USDA will notify local Farm Service Agency (FSA) offices when additional counties are approved for haying. Livestock operations in approved counties should submit applications to their local FSA offices.
Haying is authorized until Aug. 31, 2002, or until disaster conditions no longer exist, whichever comes first. CRP participants who do not own or lease livestock may rent or lease the haying privilege to an eligible livestock producer located in an approved county.
Counties throughout the country continue to also be approved for emergency CRP grazing. Producers should check with their local FSA office to determine which counties are approved for grazing. Generally, to be approved for emergency haying and grazing, a county must have suffered at least a 40 percent loss of normal moisture and forage for the preceding four-month qualifying period. At least 50 percent of the CRP contract acreage must be left unhayed for wildlife and hay harvested from CRP acreage may not be sold.

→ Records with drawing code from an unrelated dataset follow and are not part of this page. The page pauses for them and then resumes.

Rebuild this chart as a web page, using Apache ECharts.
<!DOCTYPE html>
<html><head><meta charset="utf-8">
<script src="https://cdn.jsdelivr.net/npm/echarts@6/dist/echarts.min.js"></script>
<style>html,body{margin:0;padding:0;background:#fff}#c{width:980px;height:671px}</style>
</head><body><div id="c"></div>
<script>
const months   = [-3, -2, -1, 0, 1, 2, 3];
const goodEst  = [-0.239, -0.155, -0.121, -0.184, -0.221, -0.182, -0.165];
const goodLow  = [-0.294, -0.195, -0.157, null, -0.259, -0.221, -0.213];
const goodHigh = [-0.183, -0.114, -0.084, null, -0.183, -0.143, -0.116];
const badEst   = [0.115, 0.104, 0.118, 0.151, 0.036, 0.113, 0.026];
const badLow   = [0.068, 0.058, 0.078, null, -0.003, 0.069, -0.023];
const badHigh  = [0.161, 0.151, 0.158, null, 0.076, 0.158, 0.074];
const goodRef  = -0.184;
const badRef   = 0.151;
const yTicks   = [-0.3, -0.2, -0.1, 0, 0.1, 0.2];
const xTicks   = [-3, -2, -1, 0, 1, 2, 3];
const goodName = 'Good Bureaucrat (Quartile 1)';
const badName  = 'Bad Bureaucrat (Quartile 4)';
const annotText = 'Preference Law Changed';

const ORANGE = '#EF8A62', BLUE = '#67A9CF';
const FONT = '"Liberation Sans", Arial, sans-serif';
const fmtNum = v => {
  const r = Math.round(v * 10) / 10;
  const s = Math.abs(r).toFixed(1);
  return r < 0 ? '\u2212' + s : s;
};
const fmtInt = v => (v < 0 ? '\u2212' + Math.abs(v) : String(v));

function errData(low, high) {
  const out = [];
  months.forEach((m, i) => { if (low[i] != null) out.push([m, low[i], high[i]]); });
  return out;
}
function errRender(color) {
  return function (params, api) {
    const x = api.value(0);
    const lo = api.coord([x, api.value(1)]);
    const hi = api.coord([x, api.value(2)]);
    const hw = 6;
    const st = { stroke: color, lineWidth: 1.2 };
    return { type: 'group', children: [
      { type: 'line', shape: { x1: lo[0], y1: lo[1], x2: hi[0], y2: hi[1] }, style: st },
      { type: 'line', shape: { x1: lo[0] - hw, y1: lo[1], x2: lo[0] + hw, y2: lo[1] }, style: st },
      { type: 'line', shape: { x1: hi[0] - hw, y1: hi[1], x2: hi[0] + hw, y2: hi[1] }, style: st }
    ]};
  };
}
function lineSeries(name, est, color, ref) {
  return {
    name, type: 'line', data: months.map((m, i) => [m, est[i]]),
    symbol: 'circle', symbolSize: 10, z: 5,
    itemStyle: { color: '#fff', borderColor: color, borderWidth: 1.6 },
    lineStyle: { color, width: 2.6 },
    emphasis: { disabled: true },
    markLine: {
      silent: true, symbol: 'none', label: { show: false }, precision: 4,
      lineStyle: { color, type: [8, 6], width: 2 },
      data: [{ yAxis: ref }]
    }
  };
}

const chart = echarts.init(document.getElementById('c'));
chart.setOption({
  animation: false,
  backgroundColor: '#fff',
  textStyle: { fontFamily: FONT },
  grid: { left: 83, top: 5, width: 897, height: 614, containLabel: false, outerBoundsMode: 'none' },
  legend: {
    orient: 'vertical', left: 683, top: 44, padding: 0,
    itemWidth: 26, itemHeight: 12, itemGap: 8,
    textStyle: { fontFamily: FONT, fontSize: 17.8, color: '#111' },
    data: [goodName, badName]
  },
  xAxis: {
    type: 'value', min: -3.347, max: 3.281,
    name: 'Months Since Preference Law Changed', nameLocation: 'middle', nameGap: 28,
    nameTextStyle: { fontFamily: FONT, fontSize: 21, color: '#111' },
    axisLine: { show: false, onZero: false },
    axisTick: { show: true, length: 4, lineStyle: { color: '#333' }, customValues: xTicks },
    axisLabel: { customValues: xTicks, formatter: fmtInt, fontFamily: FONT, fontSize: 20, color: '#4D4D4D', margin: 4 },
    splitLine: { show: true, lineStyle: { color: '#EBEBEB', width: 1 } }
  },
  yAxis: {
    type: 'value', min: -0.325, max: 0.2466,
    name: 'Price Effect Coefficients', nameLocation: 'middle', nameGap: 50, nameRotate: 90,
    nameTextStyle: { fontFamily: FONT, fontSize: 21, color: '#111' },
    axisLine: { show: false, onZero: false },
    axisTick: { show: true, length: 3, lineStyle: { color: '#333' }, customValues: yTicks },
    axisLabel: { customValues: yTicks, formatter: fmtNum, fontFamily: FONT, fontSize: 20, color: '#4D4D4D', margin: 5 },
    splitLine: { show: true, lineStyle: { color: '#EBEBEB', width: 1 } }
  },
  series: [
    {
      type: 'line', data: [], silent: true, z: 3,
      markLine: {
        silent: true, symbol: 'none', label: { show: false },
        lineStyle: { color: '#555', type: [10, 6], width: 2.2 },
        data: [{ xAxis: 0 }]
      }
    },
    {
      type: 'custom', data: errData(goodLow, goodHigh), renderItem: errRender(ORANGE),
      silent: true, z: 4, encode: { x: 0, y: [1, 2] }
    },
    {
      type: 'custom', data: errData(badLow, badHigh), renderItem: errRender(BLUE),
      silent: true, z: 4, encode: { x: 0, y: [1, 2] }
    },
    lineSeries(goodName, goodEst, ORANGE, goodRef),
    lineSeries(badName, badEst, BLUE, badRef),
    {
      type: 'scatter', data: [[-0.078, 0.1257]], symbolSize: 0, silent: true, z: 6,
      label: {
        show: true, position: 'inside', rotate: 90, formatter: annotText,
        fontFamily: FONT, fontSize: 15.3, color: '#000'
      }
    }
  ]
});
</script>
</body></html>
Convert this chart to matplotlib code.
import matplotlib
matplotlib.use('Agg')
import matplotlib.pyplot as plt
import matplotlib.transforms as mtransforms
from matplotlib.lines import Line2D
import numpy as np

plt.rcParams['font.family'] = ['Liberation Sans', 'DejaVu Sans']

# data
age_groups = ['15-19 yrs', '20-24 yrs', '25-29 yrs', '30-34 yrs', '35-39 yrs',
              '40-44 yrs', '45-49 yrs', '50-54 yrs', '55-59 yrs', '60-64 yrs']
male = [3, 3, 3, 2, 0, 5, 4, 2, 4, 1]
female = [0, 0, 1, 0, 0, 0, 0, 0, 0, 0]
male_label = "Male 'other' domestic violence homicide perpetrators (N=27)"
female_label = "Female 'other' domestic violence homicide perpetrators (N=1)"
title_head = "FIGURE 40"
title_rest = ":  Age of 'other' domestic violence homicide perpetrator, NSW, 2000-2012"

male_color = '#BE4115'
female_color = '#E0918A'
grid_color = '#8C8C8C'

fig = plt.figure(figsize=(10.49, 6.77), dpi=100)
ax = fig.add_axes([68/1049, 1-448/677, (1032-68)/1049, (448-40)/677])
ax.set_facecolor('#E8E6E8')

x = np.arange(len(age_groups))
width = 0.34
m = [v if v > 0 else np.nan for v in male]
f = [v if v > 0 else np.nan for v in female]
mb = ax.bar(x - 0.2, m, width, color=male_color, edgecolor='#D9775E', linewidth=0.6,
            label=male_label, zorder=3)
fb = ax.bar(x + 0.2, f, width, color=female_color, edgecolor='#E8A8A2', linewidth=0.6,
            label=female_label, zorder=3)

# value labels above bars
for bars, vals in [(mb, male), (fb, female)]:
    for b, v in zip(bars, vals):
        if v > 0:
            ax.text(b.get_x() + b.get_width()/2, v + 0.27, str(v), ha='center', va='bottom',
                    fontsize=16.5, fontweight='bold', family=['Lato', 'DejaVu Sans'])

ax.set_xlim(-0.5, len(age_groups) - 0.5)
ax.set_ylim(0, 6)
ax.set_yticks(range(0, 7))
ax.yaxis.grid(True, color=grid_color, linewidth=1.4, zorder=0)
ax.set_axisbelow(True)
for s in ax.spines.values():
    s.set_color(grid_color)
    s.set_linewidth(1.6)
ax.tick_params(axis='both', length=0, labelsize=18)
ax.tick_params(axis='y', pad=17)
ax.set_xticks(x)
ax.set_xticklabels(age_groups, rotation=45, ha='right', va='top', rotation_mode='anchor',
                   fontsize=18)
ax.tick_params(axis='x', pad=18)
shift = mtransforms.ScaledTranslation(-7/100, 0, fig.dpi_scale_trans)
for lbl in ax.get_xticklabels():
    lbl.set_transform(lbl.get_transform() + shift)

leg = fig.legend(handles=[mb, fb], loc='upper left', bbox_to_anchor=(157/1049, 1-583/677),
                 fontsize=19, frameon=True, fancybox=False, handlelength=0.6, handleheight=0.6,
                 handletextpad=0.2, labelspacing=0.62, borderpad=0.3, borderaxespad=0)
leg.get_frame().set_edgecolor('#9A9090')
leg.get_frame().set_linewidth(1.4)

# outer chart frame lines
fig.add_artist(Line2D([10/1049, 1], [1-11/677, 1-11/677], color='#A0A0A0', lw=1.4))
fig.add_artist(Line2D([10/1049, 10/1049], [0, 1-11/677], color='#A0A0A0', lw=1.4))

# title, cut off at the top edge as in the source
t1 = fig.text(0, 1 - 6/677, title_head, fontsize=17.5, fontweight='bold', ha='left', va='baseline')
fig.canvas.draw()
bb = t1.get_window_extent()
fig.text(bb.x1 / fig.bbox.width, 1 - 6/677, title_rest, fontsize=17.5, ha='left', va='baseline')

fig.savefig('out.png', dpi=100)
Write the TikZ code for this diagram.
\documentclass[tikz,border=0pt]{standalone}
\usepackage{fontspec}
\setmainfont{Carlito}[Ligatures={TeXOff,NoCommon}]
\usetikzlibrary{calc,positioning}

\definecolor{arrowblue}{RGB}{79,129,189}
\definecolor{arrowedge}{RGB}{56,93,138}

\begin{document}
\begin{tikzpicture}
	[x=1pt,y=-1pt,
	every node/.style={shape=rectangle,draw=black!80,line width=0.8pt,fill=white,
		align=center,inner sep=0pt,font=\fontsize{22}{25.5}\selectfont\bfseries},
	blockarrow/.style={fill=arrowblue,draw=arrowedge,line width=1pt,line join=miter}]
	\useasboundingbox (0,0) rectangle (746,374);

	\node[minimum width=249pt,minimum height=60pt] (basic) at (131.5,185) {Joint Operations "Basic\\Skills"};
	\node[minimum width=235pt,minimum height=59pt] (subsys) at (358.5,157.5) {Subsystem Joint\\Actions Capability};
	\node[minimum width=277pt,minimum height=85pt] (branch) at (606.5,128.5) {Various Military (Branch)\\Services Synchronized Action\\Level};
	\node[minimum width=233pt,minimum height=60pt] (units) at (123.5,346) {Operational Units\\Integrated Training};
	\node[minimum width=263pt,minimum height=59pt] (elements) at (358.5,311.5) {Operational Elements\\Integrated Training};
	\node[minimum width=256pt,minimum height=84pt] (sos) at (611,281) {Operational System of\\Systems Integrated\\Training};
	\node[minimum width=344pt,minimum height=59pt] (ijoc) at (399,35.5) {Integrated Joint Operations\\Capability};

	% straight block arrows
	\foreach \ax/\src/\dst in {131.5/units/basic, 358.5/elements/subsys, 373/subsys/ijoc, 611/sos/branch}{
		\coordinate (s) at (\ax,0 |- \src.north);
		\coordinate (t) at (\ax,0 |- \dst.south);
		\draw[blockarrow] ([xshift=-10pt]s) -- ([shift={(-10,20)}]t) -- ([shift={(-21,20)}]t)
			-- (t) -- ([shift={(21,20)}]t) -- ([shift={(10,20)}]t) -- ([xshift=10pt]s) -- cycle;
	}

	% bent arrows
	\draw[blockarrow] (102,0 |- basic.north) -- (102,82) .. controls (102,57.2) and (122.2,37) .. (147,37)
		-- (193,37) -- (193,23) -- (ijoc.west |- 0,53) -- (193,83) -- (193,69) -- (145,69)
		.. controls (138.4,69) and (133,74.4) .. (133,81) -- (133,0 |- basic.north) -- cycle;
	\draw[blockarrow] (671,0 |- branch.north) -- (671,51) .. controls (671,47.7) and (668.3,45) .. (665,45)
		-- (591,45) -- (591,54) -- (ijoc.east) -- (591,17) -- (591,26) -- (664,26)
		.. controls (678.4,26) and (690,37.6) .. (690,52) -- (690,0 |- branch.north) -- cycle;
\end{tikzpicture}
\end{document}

CRP offers annual rental payments and cost-share assistance to establish long-term, resource-conserving cover on eligible land. USDA will monitor producers to ensure the land is safely hayed and grazed without damaging conservation covers.
USDA also offers other programs to assist drought stricken producers, including emergency farm loans, federal crop insurance, the emergency conservation program and the noninsured crop disaster assistance program. Since the beginning of the year, all or portions of 16 states have been declared drought disasters areas, making farmers in those areas eligible for emergency farm loans.